SHORT PROBLEM: Return the listing below unchanged, minus its pictures.

---- MATERIAL PROVIDED

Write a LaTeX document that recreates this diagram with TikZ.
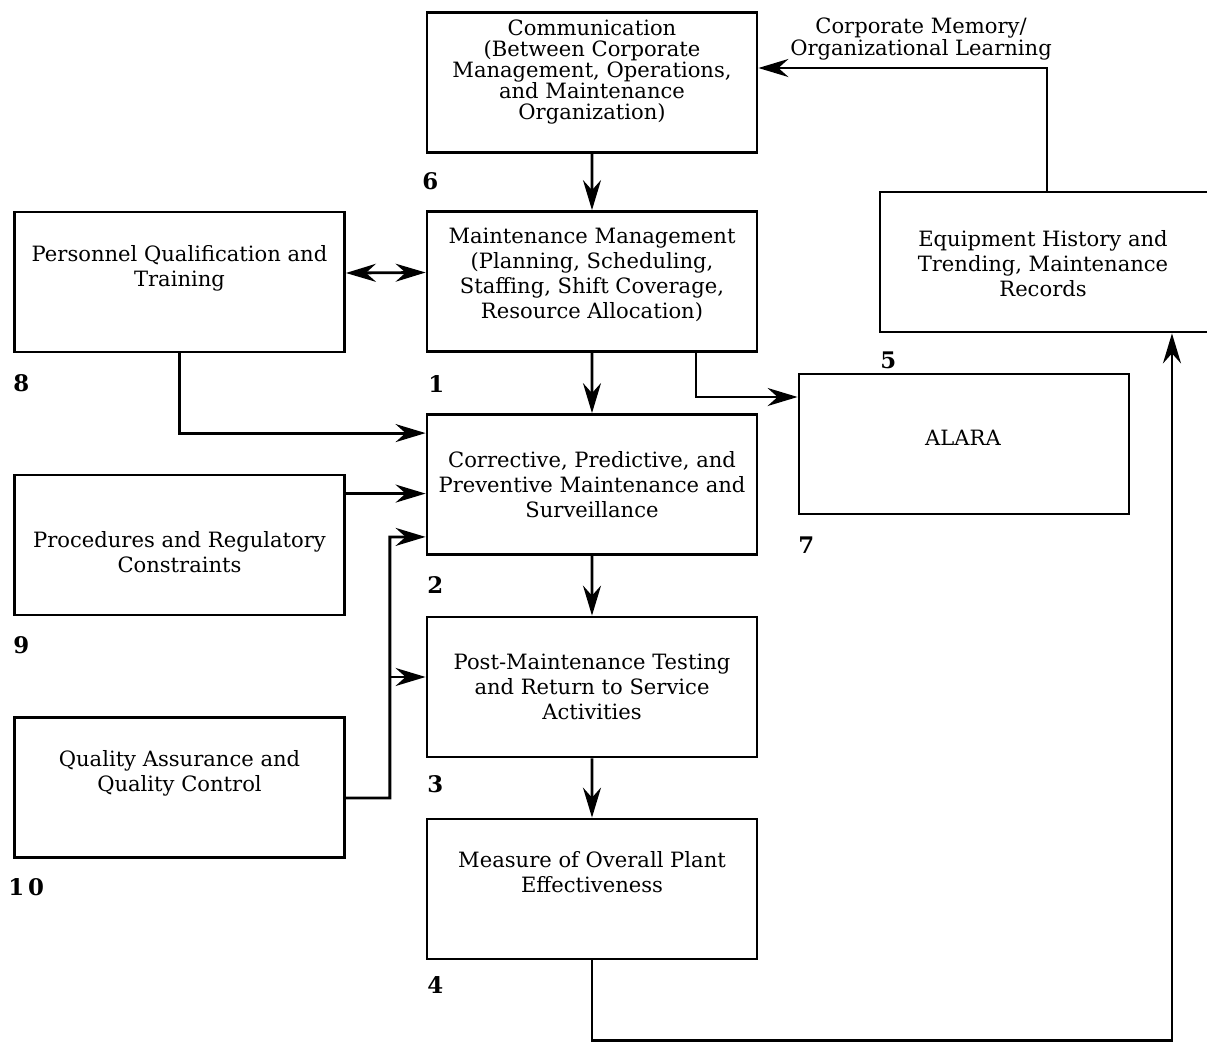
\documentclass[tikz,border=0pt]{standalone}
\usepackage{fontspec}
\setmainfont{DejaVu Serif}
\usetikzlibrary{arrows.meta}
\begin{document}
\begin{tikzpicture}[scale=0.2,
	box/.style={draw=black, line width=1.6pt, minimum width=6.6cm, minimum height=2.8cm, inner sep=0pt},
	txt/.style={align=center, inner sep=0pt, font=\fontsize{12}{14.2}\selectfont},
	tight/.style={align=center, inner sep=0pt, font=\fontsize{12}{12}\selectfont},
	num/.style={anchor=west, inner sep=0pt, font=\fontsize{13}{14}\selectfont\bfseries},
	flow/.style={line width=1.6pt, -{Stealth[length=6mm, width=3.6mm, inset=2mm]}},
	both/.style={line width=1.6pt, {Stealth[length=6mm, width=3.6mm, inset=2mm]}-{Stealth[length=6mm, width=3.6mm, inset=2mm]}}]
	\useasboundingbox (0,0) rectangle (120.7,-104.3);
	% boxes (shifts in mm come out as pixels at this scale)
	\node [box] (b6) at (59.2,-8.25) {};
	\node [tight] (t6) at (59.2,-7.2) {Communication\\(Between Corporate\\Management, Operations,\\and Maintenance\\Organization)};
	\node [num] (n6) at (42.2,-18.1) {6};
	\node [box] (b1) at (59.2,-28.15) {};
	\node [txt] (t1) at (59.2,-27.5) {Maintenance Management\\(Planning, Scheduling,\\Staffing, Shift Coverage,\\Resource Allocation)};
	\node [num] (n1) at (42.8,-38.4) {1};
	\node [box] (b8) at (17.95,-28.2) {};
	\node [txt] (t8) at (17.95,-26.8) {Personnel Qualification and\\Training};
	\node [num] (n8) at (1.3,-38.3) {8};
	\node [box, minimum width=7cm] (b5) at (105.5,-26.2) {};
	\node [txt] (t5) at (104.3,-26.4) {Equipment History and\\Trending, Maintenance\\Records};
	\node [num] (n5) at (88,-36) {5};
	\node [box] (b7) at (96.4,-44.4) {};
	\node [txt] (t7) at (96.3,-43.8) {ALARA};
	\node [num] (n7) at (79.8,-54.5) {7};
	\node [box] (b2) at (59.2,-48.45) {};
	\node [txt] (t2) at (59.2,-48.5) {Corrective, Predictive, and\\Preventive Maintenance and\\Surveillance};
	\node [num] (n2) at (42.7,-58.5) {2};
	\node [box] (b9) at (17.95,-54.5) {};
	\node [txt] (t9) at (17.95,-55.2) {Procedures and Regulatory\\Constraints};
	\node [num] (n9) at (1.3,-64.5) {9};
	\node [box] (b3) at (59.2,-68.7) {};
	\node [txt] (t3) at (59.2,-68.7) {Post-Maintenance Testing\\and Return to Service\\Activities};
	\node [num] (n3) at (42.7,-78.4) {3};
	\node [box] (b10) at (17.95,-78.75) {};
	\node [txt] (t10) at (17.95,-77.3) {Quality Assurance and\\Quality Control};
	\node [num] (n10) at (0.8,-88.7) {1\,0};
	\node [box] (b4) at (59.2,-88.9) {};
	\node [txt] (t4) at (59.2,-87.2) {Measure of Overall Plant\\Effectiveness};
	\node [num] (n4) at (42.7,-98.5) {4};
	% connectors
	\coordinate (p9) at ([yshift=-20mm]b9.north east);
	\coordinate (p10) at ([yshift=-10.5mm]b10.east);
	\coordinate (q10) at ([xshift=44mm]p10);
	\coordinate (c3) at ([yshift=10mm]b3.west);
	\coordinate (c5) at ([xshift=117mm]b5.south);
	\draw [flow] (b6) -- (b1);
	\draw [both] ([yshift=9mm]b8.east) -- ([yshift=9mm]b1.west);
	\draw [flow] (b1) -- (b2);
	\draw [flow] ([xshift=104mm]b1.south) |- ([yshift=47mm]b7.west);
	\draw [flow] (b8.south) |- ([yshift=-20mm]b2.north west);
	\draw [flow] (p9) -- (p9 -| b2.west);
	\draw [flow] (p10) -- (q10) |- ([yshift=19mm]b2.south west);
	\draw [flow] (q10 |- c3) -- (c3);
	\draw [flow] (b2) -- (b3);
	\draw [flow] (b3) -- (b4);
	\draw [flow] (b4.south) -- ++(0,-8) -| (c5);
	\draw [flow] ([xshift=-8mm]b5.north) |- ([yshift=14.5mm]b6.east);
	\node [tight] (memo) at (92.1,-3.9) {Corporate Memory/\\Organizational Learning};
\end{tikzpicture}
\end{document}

--------

RESPONSE TO THIS EXERCISE:
Write a LaTeX document that recreates this diagram with TikZ.
\documentclass[tikz,border=0pt]{standalone}
\usepackage{fontspec}
\setmainfont{DejaVu Serif}
\usetikzlibrary{arrows.meta}
\begin{document}
\begin{tikzpicture}[scale=0.2,
	box/.style={draw=black, line width=1.6pt, minimum width=6.6cm, minimum height=2.8cm, inner sep=0pt},
	txt/.style={align=center, inner sep=0pt, font=\fontsize{12}{14.2}\selectfont},
	tight/.style={align=center, inner sep=0pt, font=\fontsize{12}{12}\selectfont},
	num/.style={anchor=west, inner sep=0pt, font=\fontsize{13}{14}\selectfont\bfseries},
	flow/.style={line width=1.6pt, -{Stealth[length=6mm, width=3.6mm, inset=2mm]}},
	both/.style={line width=1.6pt, {Stealth[length=6mm, width=3.6mm, inset=2mm]}-{Stealth[length=6mm, width=3.6mm, inset=2mm]}}]
	\useasboundingbox (0,0) rectangle (120.7,-104.3);
	% boxes (shifts in mm come out as pixels at this scale)
	\node [box] (b6) at (59.2,-8.25) {};
	\node [tight] (t6) at (59.2,-7.2) {Communication\\(Between Corporate\\Management, Operations,\\and Maintenance\\Organization)};
	\node [num] (n6) at (42.2,-18.1) {6};
	\node [box] (b1) at (59.2,-28.15) {};
	\node [txt] (t1) at (59.2,-27.5) {Maintenance Management\\(Planning, Scheduling,\\Staffing, Shift Coverage,\\Resource Allocation)};
	\node [num] (n1) at (42.8,-38.4) {1};
	\node [box] (b8) at (17.95,-28.2) {};
	\node [txt] (t8) at (17.95,-26.8) {Personnel Qualification and\\Training};
	\node [num] (n8) at (1.3,-38.3) {8};
	\node [box, minimum width=7cm] (b5) at (105.5,-26.2) {};
	\node [txt] (t5) at (104.3,-26.4) {Equipment History and\\Trending, Maintenance\\Records};
	\node [num] (n5) at (88,-36) {5};
	\node [box] (b7) at (96.4,-44.4) {};
	\node [txt] (t7) at (96.3,-43.8) {ALARA};
	\node [num] (n7) at (79.8,-54.5) {7};
	\node [box] (b2) at (59.2,-48.45) {};
	\node [txt] (t2) at (59.2,-48.5) {Corrective, Predictive, and\\Preventive Maintenance and\\Surveillance};
	\node [num] (n2) at (42.7,-58.5) {2};
	\node [box] (b9) at (17.95,-54.5) {};
	\node [txt] (t9) at (17.95,-55.2) {Procedures and Regulatory\\Constraints};
	\node [num] (n9) at (1.3,-64.5) {9};
	\node [box] (b3) at (59.2,-68.7) {};
	\node [txt] (t3) at (59.2,-68.7) {Post-Maintenance Testing\\and Return to Service\\Activities};
	\node [num] (n3) at (42.7,-78.4) {3};
	\node [box] (b10) at (17.95,-78.75) {};
	\node [txt] (t10) at (17.95,-77.3) {Quality Assurance and\\Quality Control};
	\node [num] (n10) at (0.8,-88.7) {1\,0};
	\node [box] (b4) at (59.2,-88.9) {};
	\node [txt] (t4) at (59.2,-87.2) {Measure of Overall Plant\\Effectiveness};
	\node [num] (n4) at (42.7,-98.5) {4};
	% connectors
	\coordinate (p9) at ([yshift=-20mm]b9.north east);
	\coordinate (p10) at ([yshift=-10.5mm]b10.east);
	\coordinate (q10) at ([xshift=44mm]p10);
	\coordinate (c3) at ([yshift=10mm]b3.west);
	\coordinate (c5) at ([xshift=117mm]b5.south);
	\draw [flow] (b6) -- (b1);
	\draw [both] ([yshift=9mm]b8.east) -- ([yshift=9mm]b1.west);
	\draw [flow] (b1) -- (b2);
	\draw [flow] ([xshift=104mm]b1.south) |- ([yshift=47mm]b7.west);
	\draw [flow] (b8.south) |- ([yshift=-20mm]b2.north west);
	\draw [flow] (p9) -- (p9 -| b2.west);
	\draw [flow] (p10) -- (q10) |- ([yshift=19mm]b2.south west);
	\draw [flow] (q10 |- c3) -- (c3);
	\draw [flow] (b2) -- (b3);
	\draw [flow] (b3) -- (b4);
	\draw [flow] (b4.south) -- ++(0,-8) -| (c5);
	\draw [flow] ([xshift=-8mm]b5.north) |- ([yshift=14.5mm]b6.east);
	\node [tight] (memo) at (92.1,-3.9) {Corporate Memory/\\Organizational Learning};
\end{tikzpicture}
\end{document}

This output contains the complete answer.